Supreme Court Drug Lawsuit Ruling Could Have Far Reaching Impact

Yesterday’s Supreme Court ruling in Wyeth vs. Levine, which preserved the right to sue drug companies for <"">injuries from drug side effects, was a victory for consumers. But in the long run, it could have an impact well beyond drug personal injury lawsuits.

According to The New York Times, yesterday’s decision on drug lawsuits could compel lawmakers in Congress to move to restore the rights consumer’s lost as a result of the High Court’s ruling in Riegel vs. Medtronic last year. By an 8 to 1 decision, the Supreme Court ruled that the Medical Device Amendments of 1976 to the Food, Drug, and Cosmetic Act that require Food & Drug Administration (FDA) approval of medical devices preempted product liability lawsuits in state courts.

Since that ruling, lower courts have dismissed hundreds of lawsuits filed by people who claim they were injured by a defective medical device.

In Wyeth vs. Levine, the same Justices voted 6 to 3 that FDA approval of a drug did not preempt consumers from bringing lawsuits in state courts for drug injuries. In his majority opinion, Justice John Paul Stevens wrote that “Wyeth has not persuaded us that failure-to-warn claims like Levine’s obstruct the federal regulation of drug labeling. Congress has repeatedly declined to pre-empt state law, and the FDA’s recently adopted position that state tort suits interfere with its statutory mandate is entitled to no weight.”

According to The New York Times, the Wyeth ruling could have far reaching consequences. For one thing, it may prompt drug companies to settle many personal injury lawsuits now in litigation. One attorney interviewed by the Times said that he believed some companies were waiting for the outcome of Wyeth before entering settlement discussions. Had Wyeth been decided differently, many of those cases would have been dismissed.
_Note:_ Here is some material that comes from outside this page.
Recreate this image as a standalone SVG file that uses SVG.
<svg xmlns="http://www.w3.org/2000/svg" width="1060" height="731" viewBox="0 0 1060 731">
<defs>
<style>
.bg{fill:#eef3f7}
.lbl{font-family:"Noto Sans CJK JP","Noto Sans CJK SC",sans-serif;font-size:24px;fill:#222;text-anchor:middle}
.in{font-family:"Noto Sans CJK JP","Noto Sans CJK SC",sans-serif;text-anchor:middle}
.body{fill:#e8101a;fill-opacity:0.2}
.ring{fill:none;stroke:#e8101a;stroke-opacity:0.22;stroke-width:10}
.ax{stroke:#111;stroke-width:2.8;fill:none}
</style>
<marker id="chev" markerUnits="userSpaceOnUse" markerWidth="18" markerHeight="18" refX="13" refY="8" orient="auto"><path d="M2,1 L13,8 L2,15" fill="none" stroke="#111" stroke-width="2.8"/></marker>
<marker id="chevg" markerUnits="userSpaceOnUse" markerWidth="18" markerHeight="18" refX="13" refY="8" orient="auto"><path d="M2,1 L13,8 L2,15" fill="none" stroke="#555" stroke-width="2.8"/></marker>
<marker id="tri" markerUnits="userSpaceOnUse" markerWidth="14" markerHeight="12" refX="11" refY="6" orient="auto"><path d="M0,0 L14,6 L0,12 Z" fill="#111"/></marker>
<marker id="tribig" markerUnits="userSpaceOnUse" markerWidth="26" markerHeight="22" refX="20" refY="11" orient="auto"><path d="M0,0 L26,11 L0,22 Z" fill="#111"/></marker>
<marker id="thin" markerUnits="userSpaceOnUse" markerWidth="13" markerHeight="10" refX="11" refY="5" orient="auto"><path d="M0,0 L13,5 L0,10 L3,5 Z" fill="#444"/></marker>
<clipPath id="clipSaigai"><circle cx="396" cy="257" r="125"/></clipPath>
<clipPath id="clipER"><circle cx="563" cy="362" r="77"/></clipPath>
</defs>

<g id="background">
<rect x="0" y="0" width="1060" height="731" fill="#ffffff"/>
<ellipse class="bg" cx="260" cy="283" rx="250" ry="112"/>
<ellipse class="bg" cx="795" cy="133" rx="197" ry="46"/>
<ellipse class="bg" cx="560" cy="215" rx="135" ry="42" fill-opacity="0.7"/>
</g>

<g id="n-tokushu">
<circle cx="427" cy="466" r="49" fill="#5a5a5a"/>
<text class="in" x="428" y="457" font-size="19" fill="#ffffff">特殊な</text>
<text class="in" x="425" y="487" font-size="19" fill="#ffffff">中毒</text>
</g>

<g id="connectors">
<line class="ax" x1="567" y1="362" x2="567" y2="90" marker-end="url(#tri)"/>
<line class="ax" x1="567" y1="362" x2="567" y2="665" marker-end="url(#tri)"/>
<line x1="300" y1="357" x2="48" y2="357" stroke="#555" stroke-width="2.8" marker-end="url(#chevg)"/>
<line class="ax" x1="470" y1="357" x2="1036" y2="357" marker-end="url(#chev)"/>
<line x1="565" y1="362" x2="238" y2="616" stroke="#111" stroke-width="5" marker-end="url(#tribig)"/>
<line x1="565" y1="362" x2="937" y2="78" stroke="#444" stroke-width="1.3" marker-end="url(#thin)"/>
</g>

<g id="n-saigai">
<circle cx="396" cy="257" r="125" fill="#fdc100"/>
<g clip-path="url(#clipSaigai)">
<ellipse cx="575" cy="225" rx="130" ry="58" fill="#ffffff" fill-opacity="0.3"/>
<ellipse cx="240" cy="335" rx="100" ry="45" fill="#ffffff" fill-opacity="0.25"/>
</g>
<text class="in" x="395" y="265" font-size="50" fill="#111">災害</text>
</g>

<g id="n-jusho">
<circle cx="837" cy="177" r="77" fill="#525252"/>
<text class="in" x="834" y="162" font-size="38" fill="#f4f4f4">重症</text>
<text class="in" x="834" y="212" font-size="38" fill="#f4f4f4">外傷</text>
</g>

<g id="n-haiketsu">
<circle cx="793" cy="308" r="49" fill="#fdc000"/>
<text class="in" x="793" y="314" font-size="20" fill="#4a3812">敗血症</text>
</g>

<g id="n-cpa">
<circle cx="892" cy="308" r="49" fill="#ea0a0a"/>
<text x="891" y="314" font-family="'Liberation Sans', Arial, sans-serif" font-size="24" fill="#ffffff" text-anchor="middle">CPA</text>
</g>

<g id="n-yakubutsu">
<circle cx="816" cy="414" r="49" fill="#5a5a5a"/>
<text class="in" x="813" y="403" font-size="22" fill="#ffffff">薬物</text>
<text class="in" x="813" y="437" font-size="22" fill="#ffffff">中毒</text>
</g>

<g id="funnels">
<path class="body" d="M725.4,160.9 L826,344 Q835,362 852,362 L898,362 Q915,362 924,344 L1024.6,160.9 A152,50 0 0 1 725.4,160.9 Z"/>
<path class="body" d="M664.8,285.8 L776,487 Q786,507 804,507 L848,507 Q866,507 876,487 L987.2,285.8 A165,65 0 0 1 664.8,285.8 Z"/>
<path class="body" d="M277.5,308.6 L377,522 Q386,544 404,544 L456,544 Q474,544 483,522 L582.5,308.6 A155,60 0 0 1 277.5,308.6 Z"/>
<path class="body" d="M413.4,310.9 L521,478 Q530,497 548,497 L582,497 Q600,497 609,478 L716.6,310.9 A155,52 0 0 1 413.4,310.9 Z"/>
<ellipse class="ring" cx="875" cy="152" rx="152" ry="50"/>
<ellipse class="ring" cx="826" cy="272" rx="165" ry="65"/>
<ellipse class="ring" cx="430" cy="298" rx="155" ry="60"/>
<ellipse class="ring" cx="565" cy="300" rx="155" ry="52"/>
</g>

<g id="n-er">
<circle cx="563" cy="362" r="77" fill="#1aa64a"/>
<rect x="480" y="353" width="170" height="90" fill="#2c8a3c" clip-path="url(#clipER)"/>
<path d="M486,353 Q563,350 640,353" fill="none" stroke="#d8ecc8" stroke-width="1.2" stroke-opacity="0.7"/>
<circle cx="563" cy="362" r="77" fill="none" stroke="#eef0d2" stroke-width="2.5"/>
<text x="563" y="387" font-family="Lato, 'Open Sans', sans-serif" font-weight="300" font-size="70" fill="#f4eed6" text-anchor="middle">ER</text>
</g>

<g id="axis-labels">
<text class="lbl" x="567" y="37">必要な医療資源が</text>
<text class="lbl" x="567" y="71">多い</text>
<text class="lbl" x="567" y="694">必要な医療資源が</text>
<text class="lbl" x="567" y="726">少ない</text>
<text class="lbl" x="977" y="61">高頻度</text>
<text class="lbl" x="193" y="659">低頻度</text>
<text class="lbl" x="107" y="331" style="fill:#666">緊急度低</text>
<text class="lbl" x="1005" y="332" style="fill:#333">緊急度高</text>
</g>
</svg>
Drug makers might also start taking steps to revise labels on drugs to reflect new information about possible side effects. This could be complicated though, because all label revisions require FDA approval.

Finally, the Wyeth decision might embolden members of Congress to enact legislation that would, in effect, overturn Riegel. Such legislation was introduced in both the House and Senate last year, and Congressional aides told the Times that the bill – Medical Device Safety Act – would be reintroduced soon.

Many consumer advocates decried the Riegel ruling because of the FDA’s poor track record of policing medical device, something that has been well-documented in recent months. In fact, earlier this year, the Government Accountability Office issued a report that criticized the agency for failing to conduct appropriate medical device reviews.